Eilis Barry was speaking as showed that its helpline received a record 539 queries related to domestic violence last year.
Overall, its phoneline received an estimated 53,103 calls during opening hours during 2024, though it has the capacity to deal with only around one-fifth of these queries.
Family law was the area in which FLAC received most queries – 3,180 out of a total of 11,435.
The phoneline also answered 2,341 employment-law queries. FLAC says that queries about grievance procedures, dismissal, bullying or harassment, and discrimination were all higher than in any previous year.
FLAC’s volunteer lawyers provided legal advice to 3,731 people last year, with a 14% increase in employment-law queries.
“As a small NGO [non-governmental organisation], we cannot begin to meet this demand, but the ways in which we work provide a blueprint for a new era of civil legal aid in this country,” said Barry.
Referring to a perception reform of civil legal aid was about “more money for lawyers”, the FLAC chief executive said that this ignored the very high cost of not providing legal aid to children, families, and communities.
Barry added that there was “a growing body of international research that shows unequivocally that investment in legal aid saves states more money than it costs”.

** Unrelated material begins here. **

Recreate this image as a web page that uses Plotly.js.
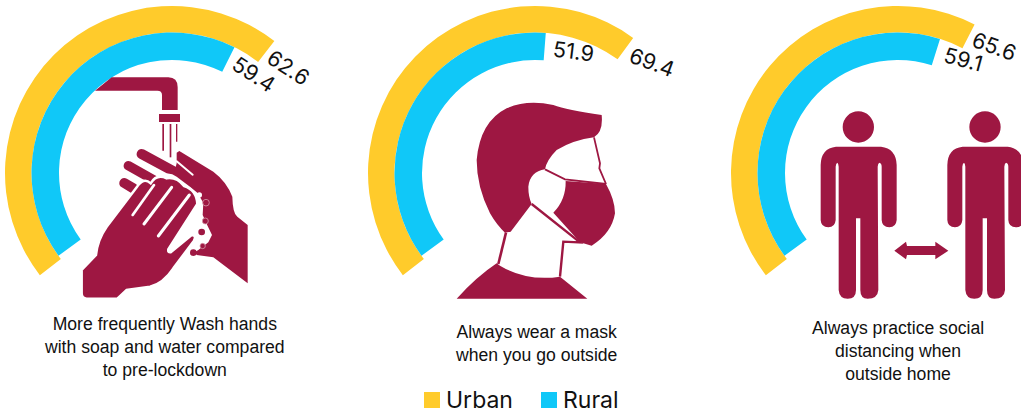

FLAC is calling for the Legal Aid Board to be given the powers and resources to provide representation in employment, discrimination, social welfare, and housing cases.
It has also called for the provision of dedicated and targeted legal services for disadvantaged communities – including a “properly resourced” national Traveller legal service and a national network of community-law centres.
Among the recent cases involving FLAC was one where the High Court quashed an “unfair” Circuit Court decision in a Traveller family’s discrimination case because of “excessive intervention” by the Circuit Court Judge.
A school was also ordered to pay €5,000 in compensation to a student with a visual disability after the WRC found that his exclusion from the Summer Provision Scheme constituted discrimination.